» REQUIRED TASK
Carry none of the pictures over; write out the complete data exactly.

» INFORMATION PROVIDED
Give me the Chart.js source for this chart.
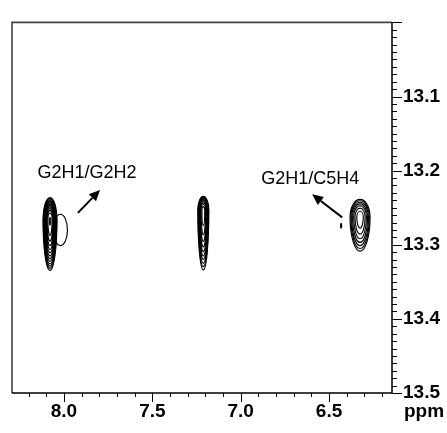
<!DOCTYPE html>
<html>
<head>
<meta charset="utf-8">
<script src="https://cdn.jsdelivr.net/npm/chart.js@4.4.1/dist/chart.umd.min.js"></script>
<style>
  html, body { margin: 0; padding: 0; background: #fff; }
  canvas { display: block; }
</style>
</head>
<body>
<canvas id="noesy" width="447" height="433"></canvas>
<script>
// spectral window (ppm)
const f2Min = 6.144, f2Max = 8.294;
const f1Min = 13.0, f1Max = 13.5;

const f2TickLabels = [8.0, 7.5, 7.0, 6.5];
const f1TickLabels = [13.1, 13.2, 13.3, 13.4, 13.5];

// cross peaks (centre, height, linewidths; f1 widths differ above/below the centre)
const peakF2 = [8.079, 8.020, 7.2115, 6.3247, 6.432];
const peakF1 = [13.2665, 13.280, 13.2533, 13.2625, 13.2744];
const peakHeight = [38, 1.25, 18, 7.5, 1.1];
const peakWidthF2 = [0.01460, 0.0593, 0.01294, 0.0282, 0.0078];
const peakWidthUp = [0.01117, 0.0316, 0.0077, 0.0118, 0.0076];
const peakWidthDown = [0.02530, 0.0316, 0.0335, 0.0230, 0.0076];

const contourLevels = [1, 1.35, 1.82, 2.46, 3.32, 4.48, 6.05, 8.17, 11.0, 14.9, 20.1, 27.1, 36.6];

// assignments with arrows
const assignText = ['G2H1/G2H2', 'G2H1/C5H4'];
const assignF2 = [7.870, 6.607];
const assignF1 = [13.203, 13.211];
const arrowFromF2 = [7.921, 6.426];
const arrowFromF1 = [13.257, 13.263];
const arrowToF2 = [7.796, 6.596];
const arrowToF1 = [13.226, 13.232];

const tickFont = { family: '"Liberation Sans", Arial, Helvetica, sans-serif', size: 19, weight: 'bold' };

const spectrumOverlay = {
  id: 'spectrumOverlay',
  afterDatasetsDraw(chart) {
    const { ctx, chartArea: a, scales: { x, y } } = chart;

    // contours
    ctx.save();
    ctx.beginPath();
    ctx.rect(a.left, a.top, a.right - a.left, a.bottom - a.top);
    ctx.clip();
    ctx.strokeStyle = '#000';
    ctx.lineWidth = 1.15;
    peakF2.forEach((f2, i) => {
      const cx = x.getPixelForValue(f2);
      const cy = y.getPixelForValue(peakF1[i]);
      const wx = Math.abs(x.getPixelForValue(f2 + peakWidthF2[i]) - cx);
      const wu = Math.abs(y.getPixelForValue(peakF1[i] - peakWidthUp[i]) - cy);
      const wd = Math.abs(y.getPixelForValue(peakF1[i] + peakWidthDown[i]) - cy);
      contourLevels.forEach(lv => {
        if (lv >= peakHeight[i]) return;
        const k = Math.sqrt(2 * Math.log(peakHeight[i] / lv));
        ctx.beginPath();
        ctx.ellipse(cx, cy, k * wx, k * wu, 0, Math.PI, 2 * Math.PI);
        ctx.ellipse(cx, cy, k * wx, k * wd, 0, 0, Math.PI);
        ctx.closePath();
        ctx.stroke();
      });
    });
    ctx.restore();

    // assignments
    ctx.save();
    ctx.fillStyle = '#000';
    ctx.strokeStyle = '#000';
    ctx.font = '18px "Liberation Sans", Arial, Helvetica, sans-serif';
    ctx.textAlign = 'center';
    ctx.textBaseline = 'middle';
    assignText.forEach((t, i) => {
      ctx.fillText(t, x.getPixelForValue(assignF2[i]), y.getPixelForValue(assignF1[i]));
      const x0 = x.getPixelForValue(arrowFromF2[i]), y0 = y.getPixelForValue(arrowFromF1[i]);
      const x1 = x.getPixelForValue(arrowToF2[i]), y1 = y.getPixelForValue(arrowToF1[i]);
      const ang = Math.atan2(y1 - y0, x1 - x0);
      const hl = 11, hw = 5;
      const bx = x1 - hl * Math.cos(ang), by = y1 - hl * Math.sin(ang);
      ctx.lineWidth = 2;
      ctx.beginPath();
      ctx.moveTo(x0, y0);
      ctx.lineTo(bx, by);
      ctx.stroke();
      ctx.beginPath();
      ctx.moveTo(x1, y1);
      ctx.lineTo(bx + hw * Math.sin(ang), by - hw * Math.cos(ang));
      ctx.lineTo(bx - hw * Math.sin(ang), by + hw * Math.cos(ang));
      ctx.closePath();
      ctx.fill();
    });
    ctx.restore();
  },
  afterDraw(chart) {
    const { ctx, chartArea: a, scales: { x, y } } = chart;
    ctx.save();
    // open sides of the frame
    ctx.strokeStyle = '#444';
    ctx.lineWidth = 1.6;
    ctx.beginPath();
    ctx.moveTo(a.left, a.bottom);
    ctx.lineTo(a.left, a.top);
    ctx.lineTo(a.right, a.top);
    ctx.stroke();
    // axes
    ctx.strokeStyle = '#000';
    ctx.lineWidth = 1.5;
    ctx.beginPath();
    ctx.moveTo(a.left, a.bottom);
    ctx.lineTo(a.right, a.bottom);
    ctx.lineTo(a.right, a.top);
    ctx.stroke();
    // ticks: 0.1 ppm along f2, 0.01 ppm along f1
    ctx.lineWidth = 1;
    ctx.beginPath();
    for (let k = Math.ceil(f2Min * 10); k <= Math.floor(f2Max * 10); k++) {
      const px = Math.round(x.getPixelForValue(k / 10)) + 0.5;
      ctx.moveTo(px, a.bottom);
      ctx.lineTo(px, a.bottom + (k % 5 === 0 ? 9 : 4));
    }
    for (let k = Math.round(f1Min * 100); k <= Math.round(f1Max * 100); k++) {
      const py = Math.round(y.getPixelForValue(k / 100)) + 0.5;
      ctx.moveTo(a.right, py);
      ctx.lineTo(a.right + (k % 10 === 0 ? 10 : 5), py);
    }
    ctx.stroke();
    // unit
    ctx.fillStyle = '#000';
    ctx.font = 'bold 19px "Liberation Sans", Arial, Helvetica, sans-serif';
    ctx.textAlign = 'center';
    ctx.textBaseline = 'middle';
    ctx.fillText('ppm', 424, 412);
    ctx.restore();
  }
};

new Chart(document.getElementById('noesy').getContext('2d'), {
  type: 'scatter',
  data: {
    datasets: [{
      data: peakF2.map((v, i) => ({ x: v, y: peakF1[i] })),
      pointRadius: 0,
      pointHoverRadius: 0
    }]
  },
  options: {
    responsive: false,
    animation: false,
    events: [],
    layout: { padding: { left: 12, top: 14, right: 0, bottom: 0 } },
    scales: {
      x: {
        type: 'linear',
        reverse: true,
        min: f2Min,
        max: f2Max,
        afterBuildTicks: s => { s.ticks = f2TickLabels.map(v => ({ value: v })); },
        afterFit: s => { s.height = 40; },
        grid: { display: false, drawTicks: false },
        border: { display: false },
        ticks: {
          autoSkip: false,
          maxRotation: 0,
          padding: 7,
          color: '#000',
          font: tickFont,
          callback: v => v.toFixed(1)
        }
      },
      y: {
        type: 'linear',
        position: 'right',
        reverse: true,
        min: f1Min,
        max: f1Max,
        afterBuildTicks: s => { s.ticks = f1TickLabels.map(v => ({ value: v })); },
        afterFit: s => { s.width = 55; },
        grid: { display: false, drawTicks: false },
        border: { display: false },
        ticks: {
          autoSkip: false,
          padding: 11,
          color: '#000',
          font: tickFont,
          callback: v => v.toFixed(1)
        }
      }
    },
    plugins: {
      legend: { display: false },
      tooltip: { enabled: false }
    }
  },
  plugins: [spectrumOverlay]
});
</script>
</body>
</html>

» RESULT FOR THIS EXERCISE
Give me the Chart.js source for this chart.
<!DOCTYPE html>
<html>
<head>
<meta charset="utf-8">
<script src="https://cdn.jsdelivr.net/npm/chart.js@4.4.1/dist/chart.umd.min.js"></script>
<style>
  html, body { margin: 0; padding: 0; background: #fff; }
  canvas { display: block; }
</style>
</head>
<body>
<canvas id="noesy" width="447" height="433"></canvas>
<script>
// spectral window (ppm)
const f2Min = 6.144, f2Max = 8.294;
const f1Min = 13.0, f1Max = 13.5;

const f2TickLabels = [8.0, 7.5, 7.0, 6.5];
const f1TickLabels = [13.1, 13.2, 13.3, 13.4, 13.5];

// cross peaks (centre, height, linewidths; f1 widths differ above/below the centre)
const peakF2 = [8.079, 8.020, 7.2115, 6.3247, 6.432];
const peakF1 = [13.2665, 13.280, 13.2533, 13.2625, 13.2744];
const peakHeight = [38, 1.25, 18, 7.5, 1.1];
const peakWidthF2 = [0.01460, 0.0593, 0.01294, 0.0282, 0.0078];
const peakWidthUp = [0.01117, 0.0316, 0.0077, 0.0118, 0.0076];
const peakWidthDown = [0.02530, 0.0316, 0.0335, 0.0230, 0.0076];

const contourLevels = [1, 1.35, 1.82, 2.46, 3.32, 4.48, 6.05, 8.17, 11.0, 14.9, 20.1, 27.1, 36.6];

// assignments with arrows
const assignText = ['G2H1/G2H2', 'G2H1/C5H4'];
const assignF2 = [7.870, 6.607];
const assignF1 = [13.203, 13.211];
const arrowFromF2 = [7.921, 6.426];
const arrowFromF1 = [13.257, 13.263];
const arrowToF2 = [7.796, 6.596];
const arrowToF1 = [13.226, 13.232];

const tickFont = { family: '"Liberation Sans", Arial, Helvetica, sans-serif', size: 19, weight: 'bold' };

const spectrumOverlay = {
  id: 'spectrumOverlay',
  afterDatasetsDraw(chart) {
    const { ctx, chartArea: a, scales: { x, y } } = chart;

    // contours
    ctx.save();
    ctx.beginPath();
    ctx.rect(a.left, a.top, a.right - a.left, a.bottom - a.top);
    ctx.clip();
    ctx.strokeStyle = '#000';
    ctx.lineWidth = 1.15;
    peakF2.forEach((f2, i) => {
      const cx = x.getPixelForValue(f2);
      const cy = y.getPixelForValue(peakF1[i]);
      const wx = Math.abs(x.getPixelForValue(f2 + peakWidthF2[i]) - cx);
      const wu = Math.abs(y.getPixelForValue(peakF1[i] - peakWidthUp[i]) - cy);
      const wd = Math.abs(y.getPixelForValue(peakF1[i] + peakWidthDown[i]) - cy);
      contourLevels.forEach(lv => {
        if (lv >= peakHeight[i]) return;
        const k = Math.sqrt(2 * Math.log(peakHeight[i] / lv));
        ctx.beginPath();
        ctx.ellipse(cx, cy, k * wx, k * wu, 0, Math.PI, 2 * Math.PI);
        ctx.ellipse(cx, cy, k * wx, k * wd, 0, 0, Math.PI);
        ctx.closePath();
        ctx.stroke();
      });
    });
    ctx.restore();

    // assignments
    ctx.save();
    ctx.fillStyle = '#000';
    ctx.strokeStyle = '#000';
    ctx.font = '18px "Liberation Sans", Arial, Helvetica, sans-serif';
    ctx.textAlign = 'center';
    ctx.textBaseline = 'middle';
    assignText.forEach((t, i) => {
      ctx.fillText(t, x.getPixelForValue(assignF2[i]), y.getPixelForValue(assignF1[i]));
      const x0 = x.getPixelForValue(arrowFromF2[i]), y0 = y.getPixelForValue(arrowFromF1[i]);
      const x1 = x.getPixelForValue(arrowToF2[i]), y1 = y.getPixelForValue(arrowToF1[i]);
      const ang = Math.atan2(y1 - y0, x1 - x0);
      const hl = 11, hw = 5;
      const bx = x1 - hl * Math.cos(ang), by = y1 - hl * Math.sin(ang);
      ctx.lineWidth = 2;
      ctx.beginPath();
      ctx.moveTo(x0, y0);
      ctx.lineTo(bx, by);
      ctx.stroke();
      ctx.beginPath();
      ctx.moveTo(x1, y1);
      ctx.lineTo(bx + hw * Math.sin(ang), by - hw * Math.cos(ang));
      ctx.lineTo(bx - hw * Math.sin(ang), by + hw * Math.cos(ang));
      ctx.closePath();
      ctx.fill();
    });
    ctx.restore();
  },
  afterDraw(chart) {
    const { ctx, chartArea: a, scales: { x, y } } = chart;
    ctx.save();
    // open sides of the frame
    ctx.strokeStyle = '#444';
    ctx.lineWidth = 1.6;
    ctx.beginPath();
    ctx.moveTo(a.left, a.bottom);
    ctx.lineTo(a.left, a.top);
    ctx.lineTo(a.right, a.top);
    ctx.stroke();
    // axes
    ctx.strokeStyle = '#000';
    ctx.lineWidth = 1.5;
    ctx.beginPath();
    ctx.moveTo(a.left, a.bottom);
    ctx.lineTo(a.right, a.bottom);
    ctx.lineTo(a.right, a.top);
    ctx.stroke();
    // ticks: 0.1 ppm along f2, 0.01 ppm along f1
    ctx.lineWidth = 1;
    ctx.beginPath();
    for (let k = Math.ceil(f2Min * 10); k <= Math.floor(f2Max * 10); k++) {
      const px = Math.round(x.getPixelForValue(k / 10)) + 0.5;
      ctx.moveTo(px, a.bottom);
      ctx.lineTo(px, a.bottom + (k % 5 === 0 ? 9 : 4));
    }
    for (let k = Math.round(f1Min * 100); k <= Math.round(f1Max * 100); k++) {
      const py = Math.round(y.getPixelForValue(k / 100)) + 0.5;
      ctx.moveTo(a.right, py);
      ctx.lineTo(a.right + (k % 10 === 0 ? 10 : 5), py);
    }
    ctx.stroke();
    // unit
    ctx.fillStyle = '#000';
    ctx.font = 'bold 19px "Liberation Sans", Arial, Helvetica, sans-serif';
    ctx.textAlign = 'center';
    ctx.textBaseline = 'middle';
    ctx.fillText('ppm', 424, 412);
    ctx.restore();
  }
};

new Chart(document.getElementById('noesy').getContext('2d'), {
  type: 'scatter',
  data: {
    datasets: [{
      data: peakF2.map((v, i) => ({ x: v, y: peakF1[i] })),
      pointRadius: 0,
      pointHoverRadius: 0
    }]
  },
  options: {
    responsive: false,
    animation: false,
    events: [],
    layout: { padding: { left: 12, top: 14, right: 0, bottom: 0 } },
    scales: {
      x: {
        type: 'linear',
        reverse: true,
        min: f2Min,
        max: f2Max,
        afterBuildTicks: s => { s.ticks = f2TickLabels.map(v => ({ value: v })); },
        afterFit: s => { s.height = 40; },
        grid: { display: false, drawTicks: false },
        border: { display: false },
        ticks: {
          autoSkip: false,
          maxRotation: 0,
          padding: 7,
          color: '#000',
          font: tickFont,
          callback: v => v.toFixed(1)
        }
      },
      y: {
        type: 'linear',
        position: 'right',
        reverse: true,
        min: f1Min,
        max: f1Max,
        afterBuildTicks: s => { s.ticks = f1TickLabels.map(v => ({ value: v })); },
        afterFit: s => { s.width = 55; },
        grid: { display: false, drawTicks: false },
        border: { display: false },
        ticks: {
          autoSkip: false,
          padding: 11,
          color: '#000',
          font: tickFont,
          callback: v => v.toFixed(1)
        }
      }
    },
    plugins: {
      legend: { display: false },
      tooltip: { enabled: false }
    }
  },
  plugins: [spectrumOverlay]
});
</script>
</body>
</html>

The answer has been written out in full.